■ **Stated goal**:
Reproduce all the material exactly, minus any pictures it holds.

========================

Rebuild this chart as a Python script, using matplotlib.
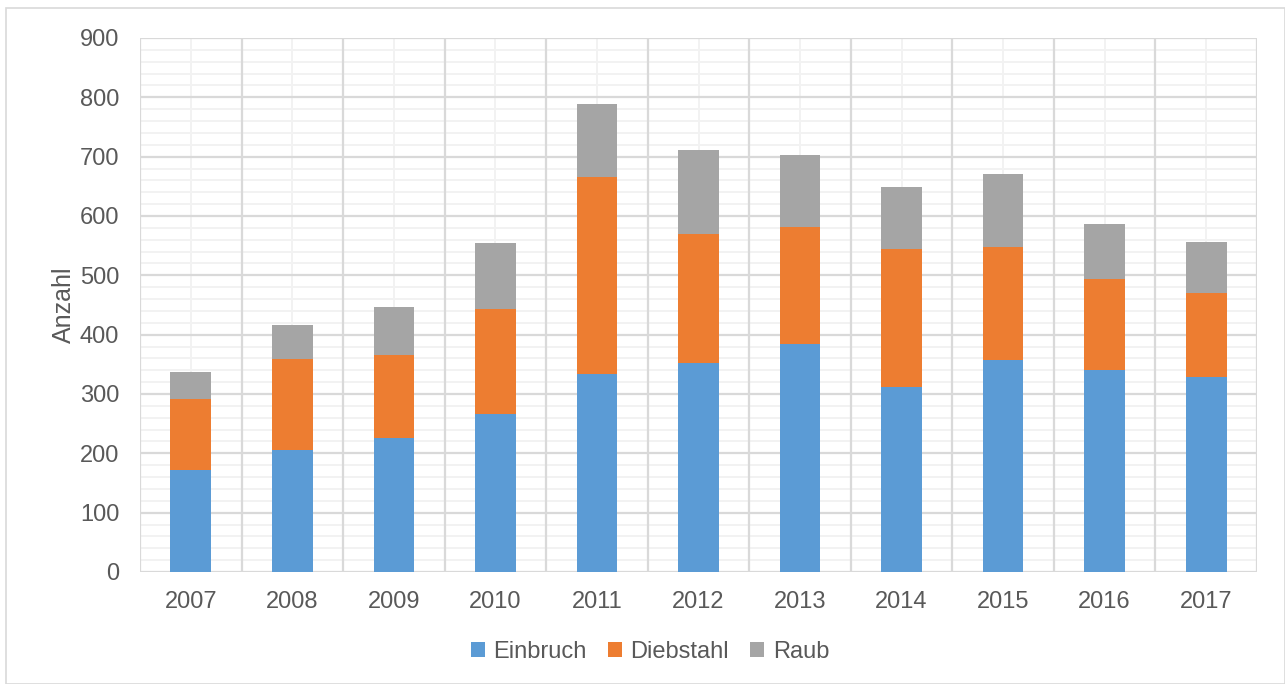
import matplotlib
matplotlib.use("Agg")
import matplotlib.pyplot as plt
import numpy as np
from matplotlib.patches import Rectangle

years = ["2007", "2008", "2009", "2010", "2011", "2012", "2013", "2014", "2015", "2016", "2017"]
einbruch = [172, 206, 226, 266, 333, 353, 384, 312, 357, 341, 329]
diebstahl = [120, 153, 139, 178, 333, 217, 197, 232, 190, 152, 141]
raub = [45, 57, 81, 111, 123, 141, 122, 105, 123, 93, 86]

plt.rcParams['font.family'] = ['Liberation Sans', 'DejaVu Sans']
txt = '#595959'
c_blue, c_orange, c_gray = '#5b9bd5', '#ed7d31', '#a5a5a5'

fig = plt.figure(figsize=(12.85, 6.84), dpi=100)
fig.patches.append(Rectangle((6/1285, 0), 1 - 6/1285, 1 - 8/684, transform=fig.transFigure,
                             fill=False, edgecolor='#d9d9d9', linewidth=1.2))
ax = fig.add_axes([140/1285, 1 - 572/684, (1257 - 140)/1285, (572 - 38)/684])

n = len(years)
x = np.arange(n)
ax.set_xlim(-0.5, n - 0.5)
ax.set_ylim(0, 900)

# gridlines
for v in range(0, 901, 20):
    if v % 100:
        ax.axhline(v, color='#f2f2f2', lw=1.4, zorder=0)
for v in range(0, 901, 100):
    ax.axhline(v, color='#d9d9d9', lw=1.6, zorder=0.5)
for xi in x:
    ax.axvline(xi, color='#f2f2f2', lw=1.4, zorder=0)
for b in np.arange(-0.5, n, 1.0):
    ax.axvline(b, color='#d9d9d9', lw=1.6, zorder=0.5)

w = 0.4
e = np.array(einbruch); d = np.array(diebstahl); r = np.array(raub)
ax.bar(x, e, w, color=c_blue, label='Einbruch', zorder=2)
ax.bar(x, d, w, bottom=e, color=c_orange, label='Diebstahl', zorder=2)
ax.bar(x, r, w, bottom=e + d, color=c_gray, label='Raub', zorder=2)

for s in ax.spines.values():
    s.set_visible(False)
ax.set_xticks(x)
ax.set_xticklabels(years)
ax.set_yticks(range(0, 901, 100))
ax.tick_params(axis='both', length=0, labelsize=17, colors=txt)
ax.tick_params(axis='x', pad=14)
ax.tick_params(axis='y', pad=15)
ax.set_ylabel('Anzahl', fontsize=18, color=txt, labelpad=3)

leg = fig.legend(loc='center', bbox_to_anchor=(650/1285, 1 - 652/684), ncol=3, frameon=False,
                 fontsize=17, handlelength=0.6, handleheight=0.6, handletextpad=0.35,
                 columnspacing=0.9)
for t in leg.get_texts():
    t.set_color(txt)

fig.savefig('out.png', dpi=100)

========================

■ **Written response**:
Rebuild this chart as a Python script, using matplotlib.
import matplotlib
matplotlib.use("Agg")
import matplotlib.pyplot as plt
import numpy as np
from matplotlib.patches import Rectangle

years = ["2007", "2008", "2009", "2010", "2011", "2012", "2013", "2014", "2015", "2016", "2017"]
einbruch = [172, 206, 226, 266, 333, 353, 384, 312, 357, 341, 329]
diebstahl = [120, 153, 139, 178, 333, 217, 197, 232, 190, 152, 141]
raub = [45, 57, 81, 111, 123, 141, 122, 105, 123, 93, 86]

plt.rcParams['font.family'] = ['Liberation Sans', 'DejaVu Sans']
txt = '#595959'
c_blue, c_orange, c_gray = '#5b9bd5', '#ed7d31', '#a5a5a5'

fig = plt.figure(figsize=(12.85, 6.84), dpi=100)
fig.patches.append(Rectangle((6/1285, 0), 1 - 6/1285, 1 - 8/684, transform=fig.transFigure,
                             fill=False, edgecolor='#d9d9d9', linewidth=1.2))
ax = fig.add_axes([140/1285, 1 - 572/684, (1257 - 140)/1285, (572 - 38)/684])

n = len(years)
x = np.arange(n)
ax.set_xlim(-0.5, n - 0.5)
ax.set_ylim(0, 900)

# gridlines
for v in range(0, 901, 20):
    if v % 100:
        ax.axhline(v, color='#f2f2f2', lw=1.4, zorder=0)
for v in range(0, 901, 100):
    ax.axhline(v, color='#d9d9d9', lw=1.6, zorder=0.5)
for xi in x:
    ax.axvline(xi, color='#f2f2f2', lw=1.4, zorder=0)
for b in np.arange(-0.5, n, 1.0):
    ax.axvline(b, color='#d9d9d9', lw=1.6, zorder=0.5)

w = 0.4
e = np.array(einbruch); d = np.array(diebstahl); r = np.array(raub)
ax.bar(x, e, w, color=c_blue, label='Einbruch', zorder=2)
ax.bar(x, d, w, bottom=e, color=c_orange, label='Diebstahl', zorder=2)
ax.bar(x, r, w, bottom=e + d, color=c_gray, label='Raub', zorder=2)

for s in ax.spines.values():
    s.set_visible(False)
ax.set_xticks(x)
ax.set_xticklabels(years)
ax.set_yticks(range(0, 901, 100))
ax.tick_params(axis='both', length=0, labelsize=17, colors=txt)
ax.tick_params(axis='x', pad=14)
ax.tick_params(axis='y', pad=15)
ax.set_ylabel('Anzahl', fontsize=18, color=txt, labelpad=3)

leg = fig.legend(loc='center', bbox_to_anchor=(650/1285, 1 - 652/684), ncol=3, frameon=False,
                 fontsize=17, handlelength=0.6, handleheight=0.6, handletextpad=0.35,
                 columnspacing=0.9)
for t in leg.get_texts():
    t.set_color(txt)

fig.savefig('out.png', dpi=100)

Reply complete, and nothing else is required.